-------- Information provided

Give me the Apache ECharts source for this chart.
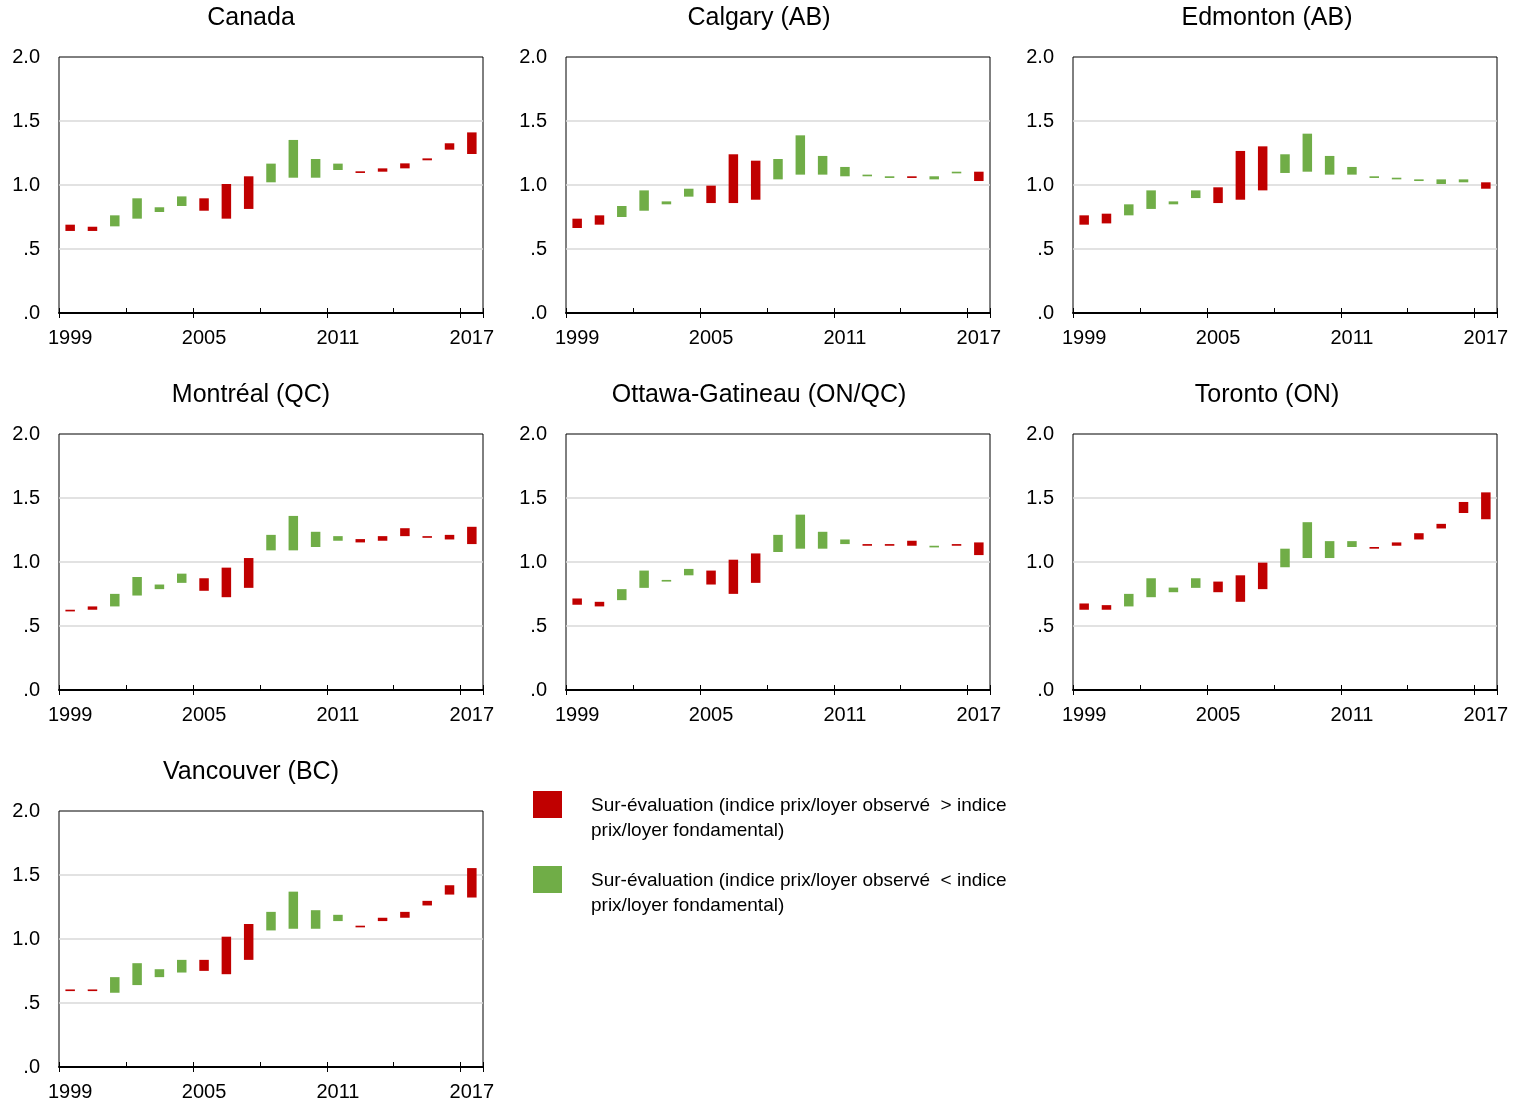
<!DOCTYPE html>
<html>
<head>
<meta charset="utf-8">
<script src="https://cdn.jsdelivr.net/npm/echarts@6/dist/echarts.min.js"></script>
<style>
html,body{margin:0;padding:0;background:#fff;}
#chart{width:1519px;height:1105px;}
</style>
</head>
<body>
<div id="chart"></div>
<script>
const years = ['1999','2000','2001','2002','2003','2004','2005','2006','2007','2008','2009','2010','2011','2012','2013','2014','2015','2016','2017'];
const panelTitles = ['Canada', 'Calgary (AB)', 'Edmonton (AB)', 'Montréal (QC)', 'Ottawa-Gatineau (ON/QC)', 'Toronto (ON)', 'Vancouver (BC)'];
const legendOver = 'Sur-évaluation (indice prix/loyer observé  > indice\nprix/loyer fondamental)';
const legendUnder = 'Sur-évaluation (indice prix/loyer observé  < indice\nprix/loyer fondamental)';
const yTickValues = [0, 0.5, 1.0, 1.5, 2.0];

// observed and fundamental price/rent index
const canadaObs = [0.690,0.674,0.677,0.737,0.789,0.836,0.896,1.008,1.068,1.021,1.057,1.057,1.117,1.107,1.130,1.169,1.208,1.326,1.411];
const canadaFund = [0.641,0.641,0.763,0.896,0.826,0.911,0.799,0.737,0.813,1.167,1.352,1.203,1.167,1.094,1.104,1.130,1.193,1.276,1.242];
const calgaryObs = [0.737,0.763,0.750,0.799,0.849,0.909,0.995,1.240,1.190,1.044,1.081,1.081,1.068,1.068,1.055,1.068,1.044,1.091,1.104];
const calgaryFund = [0.664,0.690,0.836,0.958,0.872,0.971,0.859,0.859,0.885,1.203,1.388,1.227,1.141,1.081,1.068,1.055,1.068,1.104,1.031];
const edmontonObs = [0.763,0.776,0.763,0.813,0.849,0.898,0.982,1.266,1.302,1.094,1.104,1.081,1.081,1.055,1.044,1.031,1.008,1.021,1.021];
const edmontonFund = [0.690,0.700,0.849,0.958,0.872,0.958,0.859,0.885,0.958,1.240,1.401,1.227,1.141,1.068,1.057,1.044,1.044,1.044,0.971];
const montrealObs = [0.627,0.653,0.653,0.738,0.788,0.837,0.873,0.956,1.031,1.091,1.091,1.117,1.166,1.179,1.202,1.264,1.202,1.212,1.275];
const montrealFund = [0.614,0.627,0.751,0.883,0.824,0.909,0.775,0.725,0.798,1.212,1.360,1.236,1.202,1.153,1.166,1.202,1.189,1.176,1.140];
const ottawaObs = [0.715,0.689,0.702,0.798,0.847,0.896,0.933,1.018,1.067,1.078,1.104,1.104,1.140,1.140,1.140,1.166,1.114,1.140,1.153];
const ottawaFund = [0.666,0.653,0.788,0.933,0.860,0.946,0.824,0.751,0.837,1.212,1.370,1.236,1.176,1.127,1.127,1.127,1.127,1.127,1.054];
const torontoObs = [0.676,0.663,0.653,0.725,0.764,0.798,0.847,0.896,0.995,0.959,1.031,1.031,1.117,1.117,1.153,1.225,1.298,1.469,1.544];
const torontoFund = [0.627,0.627,0.751,0.873,0.800,0.873,0.764,0.689,0.788,1.104,1.311,1.163,1.163,1.104,1.127,1.176,1.262,1.383,1.334];
const vancouverObs = [0.606,0.606,0.580,0.640,0.702,0.738,0.837,1.018,1.117,1.067,1.080,1.080,1.140,1.104,1.166,1.212,1.298,1.420,1.554];
const vancouverFund = [0.593,0.593,0.702,0.811,0.764,0.837,0.751,0.725,0.837,1.212,1.370,1.225,1.189,1.091,1.140,1.166,1.262,1.347,1.324];

const panelObs = [canadaObs, calgaryObs, edmontonObs, montrealObs, ottawaObs, torontoObs, vancouverObs];
const panelFund = [canadaFund, calgaryFund, edmontonFund, montrealFund, ottawaFund, torontoFund, vancouverFund];

const RED = '#C00000';
const GREEN = '#70AD47';
const FONT = '"Liberation Sans", Arial, sans-serif';

const colLeft = [59, 566, 1073];
const rowTop = [57, 434, 811];
const colCenter = [251, 759, 1267];
const gridW = 424, gridH = 256;

const grids = [], xAxes = [], yAxes = [], series = [], graphics = [];

panelTitles.forEach((title, p) => {
  const col = p % 3, row = Math.floor(p / 3);
  grids.push({
    left: colLeft[col], top: rowTop[row], width: gridW, height: gridH,
    show: true, borderColor: '#000', borderWidth: 1, backgroundColor: 'transparent'
  });
  // main x axis: labels + inner ticks
  xAxes.push({
    type: 'category', gridIndex: p, data: years, position: 'bottom', boundaryGap: true,
    axisLine: { show: true, lineStyle: { color: '#000', width: 2 } },
    axisTick: { show: true, inside: true, interval: 2, length: 5, lineStyle: { color: '#000', width: 1 } },
    axisLabel: { interval: 5, color: '#000', fontSize: 20, fontFamily: FONT, margin: 15 },
    splitLine: { show: false }
  });
  // secondary x axis: outer ticks at labelled years
  xAxes.push({
    type: 'category', gridIndex: p, data: years, position: 'bottom', boundaryGap: true,
    axisLine: { show: false },
    axisTick: { show: true, inside: false, interval: 5, length: 5, lineStyle: { color: '#000', width: 1 } },
    axisLabel: { show: false },
    splitLine: { show: false }
  });
  yAxes.push({
    type: 'value', gridIndex: p, min: yTickValues[0], max: yTickValues[yTickValues.length - 1], interval: 0.5,
    axisLine: { show: false }, axisTick: { show: false },
    axisLabel: {
      color: '#000', fontSize: 20, fontFamily: FONT, margin: 19,
      formatter: v => v.toFixed(1).replace(/^0/, '')
    },
    splitLine: { show: true, showMinLine: false, showMaxLine: false, lineStyle: { color: '#D9D9D9', width: 1.5 } }
  });
  const obs = panelObs[p], fund = panelFund[p];
  const base = obs.map((o, i) => Math.min(o, fund[i]));
  const over = obs.map((o, i) => o >= fund[i] ? +(o - fund[i]).toFixed(4) : '-');
  const under = obs.map((o, i) => o < fund[i] ? +(fund[i] - o).toFixed(4) : '-');
  const common = { type: 'bar', xAxisIndex: p * 2, yAxisIndex: p, stack: 'p' + p, barWidth: 9.5, silent: true, animation: false };
  series.push(Object.assign({}, common, { name: 'base', data: base, itemStyle: { color: 'transparent' } }));
  series.push(Object.assign({}, common, { name: 'over', data: over, itemStyle: { color: RED } }));
  series.push(Object.assign({}, common, { name: 'under', data: under, itemStyle: { color: GREEN } }));

  graphics.push({
    type: 'text', x: colCenter[col], y: rowTop[row] - 39,
    style: { text: title, font: '25px ' + FONT, fill: '#000', align: 'center', verticalAlign: 'middle' }
  });
});

// legend
graphics.push({ type: 'rect', shape: { x: 533, y: 791, width: 29, height: 27 }, style: { fill: RED } });
graphics.push({ type: 'text', x: 591, y: 793, style: { text: legendOver, font: '19px ' + FONT, fill: '#000', lineHeight: 25, align: 'left', verticalAlign: 'top' } });
graphics.push({ type: 'rect', shape: { x: 533, y: 866, width: 29, height: 27 }, style: { fill: GREEN } });
graphics.push({ type: 'text', x: 591, y: 868, style: { text: legendUnder, font: '19px ' + FONT, fill: '#000', lineHeight: 25, align: 'left', verticalAlign: 'top' } });

const chart = echarts.init(document.getElementById('chart'), null, { renderer: 'canvas' });
chart.setOption({
  animation: false,
  backgroundColor: '#fff',
  grid: grids,
  xAxis: xAxes,
  yAxis: yAxes,
  series: series,
  graphic: graphics
});
</script>
</body>
</html>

----------------

Do not include the images; transcribe the rest of the listing exactly.

Give me the Apache ECharts source for this chart.
<!DOCTYPE html>
<html>
<head>
<meta charset="utf-8">
<script src="https://cdn.jsdelivr.net/npm/echarts@6/dist/echarts.min.js"></script>
<style>
html,body{margin:0;padding:0;background:#fff;}
#chart{width:1519px;height:1105px;}
</style>
</head>
<body>
<div id="chart"></div>
<script>
const years = ['1999','2000','2001','2002','2003','2004','2005','2006','2007','2008','2009','2010','2011','2012','2013','2014','2015','2016','2017'];
const panelTitles = ['Canada', 'Calgary (AB)', 'Edmonton (AB)', 'Montréal (QC)', 'Ottawa-Gatineau (ON/QC)', 'Toronto (ON)', 'Vancouver (BC)'];
const legendOver = 'Sur-évaluation (indice prix/loyer observé  > indice\nprix/loyer fondamental)';
const legendUnder = 'Sur-évaluation (indice prix/loyer observé  < indice\nprix/loyer fondamental)';
const yTickValues = [0, 0.5, 1.0, 1.5, 2.0];

// observed and fundamental price/rent index
const canadaObs = [0.690,0.674,0.677,0.737,0.789,0.836,0.896,1.008,1.068,1.021,1.057,1.057,1.117,1.107,1.130,1.169,1.208,1.326,1.411];
const canadaFund = [0.641,0.641,0.763,0.896,0.826,0.911,0.799,0.737,0.813,1.167,1.352,1.203,1.167,1.094,1.104,1.130,1.193,1.276,1.242];
const calgaryObs = [0.737,0.763,0.750,0.799,0.849,0.909,0.995,1.240,1.190,1.044,1.081,1.081,1.068,1.068,1.055,1.068,1.044,1.091,1.104];
const calgaryFund = [0.664,0.690,0.836,0.958,0.872,0.971,0.859,0.859,0.885,1.203,1.388,1.227,1.141,1.081,1.068,1.055,1.068,1.104,1.031];
const edmontonObs = [0.763,0.776,0.763,0.813,0.849,0.898,0.982,1.266,1.302,1.094,1.104,1.081,1.081,1.055,1.044,1.031,1.008,1.021,1.021];
const edmontonFund = [0.690,0.700,0.849,0.958,0.872,0.958,0.859,0.885,0.958,1.240,1.401,1.227,1.141,1.068,1.057,1.044,1.044,1.044,0.971];
const montrealObs = [0.627,0.653,0.653,0.738,0.788,0.837,0.873,0.956,1.031,1.091,1.091,1.117,1.166,1.179,1.202,1.264,1.202,1.212,1.275];
const montrealFund = [0.614,0.627,0.751,0.883,0.824,0.909,0.775,0.725,0.798,1.212,1.360,1.236,1.202,1.153,1.166,1.202,1.189,1.176,1.140];
const ottawaObs = [0.715,0.689,0.702,0.798,0.847,0.896,0.933,1.018,1.067,1.078,1.104,1.104,1.140,1.140,1.140,1.166,1.114,1.140,1.153];
const ottawaFund = [0.666,0.653,0.788,0.933,0.860,0.946,0.824,0.751,0.837,1.212,1.370,1.236,1.176,1.127,1.127,1.127,1.127,1.127,1.054];
const torontoObs = [0.676,0.663,0.653,0.725,0.764,0.798,0.847,0.896,0.995,0.959,1.031,1.031,1.117,1.117,1.153,1.225,1.298,1.469,1.544];
const torontoFund = [0.627,0.627,0.751,0.873,0.800,0.873,0.764,0.689,0.788,1.104,1.311,1.163,1.163,1.104,1.127,1.176,1.262,1.383,1.334];
const vancouverObs = [0.606,0.606,0.580,0.640,0.702,0.738,0.837,1.018,1.117,1.067,1.080,1.080,1.140,1.104,1.166,1.212,1.298,1.420,1.554];
const vancouverFund = [0.593,0.593,0.702,0.811,0.764,0.837,0.751,0.725,0.837,1.212,1.370,1.225,1.189,1.091,1.140,1.166,1.262,1.347,1.324];

const panelObs = [canadaObs, calgaryObs, edmontonObs, montrealObs, ottawaObs, torontoObs, vancouverObs];
const panelFund = [canadaFund, calgaryFund, edmontonFund, montrealFund, ottawaFund, torontoFund, vancouverFund];

const RED = '#C00000';
const GREEN = '#70AD47';
const FONT = '"Liberation Sans", Arial, sans-serif';

const colLeft = [59, 566, 1073];
const rowTop = [57, 434, 811];
const colCenter = [251, 759, 1267];
const gridW = 424, gridH = 256;

const grids = [], xAxes = [], yAxes = [], series = [], graphics = [];

panelTitles.forEach((title, p) => {
  const col = p % 3, row = Math.floor(p / 3);
  grids.push({
    left: colLeft[col], top: rowTop[row], width: gridW, height: gridH,
    show: true, borderColor: '#000', borderWidth: 1, backgroundColor: 'transparent'
  });
  // main x axis: labels + inner ticks
  xAxes.push({
    type: 'category', gridIndex: p, data: years, position: 'bottom', boundaryGap: true,
    axisLine: { show: true, lineStyle: { color: '#000', width: 2 } },
    axisTick: { show: true, inside: true, interval: 2, length: 5, lineStyle: { color: '#000', width: 1 } },
    axisLabel: { interval: 5, color: '#000', fontSize: 20, fontFamily: FONT, margin: 15 },
    splitLine: { show: false }
  });
  // secondary x axis: outer ticks at labelled years
  xAxes.push({
    type: 'category', gridIndex: p, data: years, position: 'bottom', boundaryGap: true,
    axisLine: { show: false },
    axisTick: { show: true, inside: false, interval: 5, length: 5, lineStyle: { color: '#000', width: 1 } },
    axisLabel: { show: false },
    splitLine: { show: false }
  });
  yAxes.push({
    type: 'value', gridIndex: p, min: yTickValues[0], max: yTickValues[yTickValues.length - 1], interval: 0.5,
    axisLine: { show: false }, axisTick: { show: false },
    axisLabel: {
      color: '#000', fontSize: 20, fontFamily: FONT, margin: 19,
      formatter: v => v.toFixed(1).replace(/^0/, '')
    },
    splitLine: { show: true, showMinLine: false, showMaxLine: false, lineStyle: { color: '#D9D9D9', width: 1.5 } }
  });
  const obs = panelObs[p], fund = panelFund[p];
  const base = obs.map((o, i) => Math.min(o, fund[i]));
  const over = obs.map((o, i) => o >= fund[i] ? +(o - fund[i]).toFixed(4) : '-');
  const under = obs.map((o, i) => o < fund[i] ? +(fund[i] - o).toFixed(4) : '-');
  const common = { type: 'bar', xAxisIndex: p * 2, yAxisIndex: p, stack: 'p' + p, barWidth: 9.5, silent: true, animation: false };
  series.push(Object.assign({}, common, { name: 'base', data: base, itemStyle: { color: 'transparent' } }));
  series.push(Object.assign({}, common, { name: 'over', data: over, itemStyle: { color: RED } }));
  series.push(Object.assign({}, common, { name: 'under', data: under, itemStyle: { color: GREEN } }));

  graphics.push({
    type: 'text', x: colCenter[col], y: rowTop[row] - 39,
    style: { text: title, font: '25px ' + FONT, fill: '#000', align: 'center', verticalAlign: 'middle' }
  });
});

// legend
graphics.push({ type: 'rect', shape: { x: 533, y: 791, width: 29, height: 27 }, style: { fill: RED } });
graphics.push({ type: 'text', x: 591, y: 793, style: { text: legendOver, font: '19px ' + FONT, fill: '#000', lineHeight: 25, align: 'left', verticalAlign: 'top' } });
graphics.push({ type: 'rect', shape: { x: 533, y: 866, width: 29, height: 27 }, style: { fill: GREEN } });
graphics.push({ type: 'text', x: 591, y: 868, style: { text: legendUnder, font: '19px ' + FONT, fill: '#000', lineHeight: 25, align: 'left', verticalAlign: 'top' } });

const chart = echarts.init(document.getElementById('chart'), null, { renderer: 'canvas' });
chart.setOption({
  animation: false,
  backgroundColor: '#fff',
  grid: grids,
  xAxis: xAxes,
  yAxis: yAxes,
  series: series,
  graphic: graphics
});
</script>
</body>
</html>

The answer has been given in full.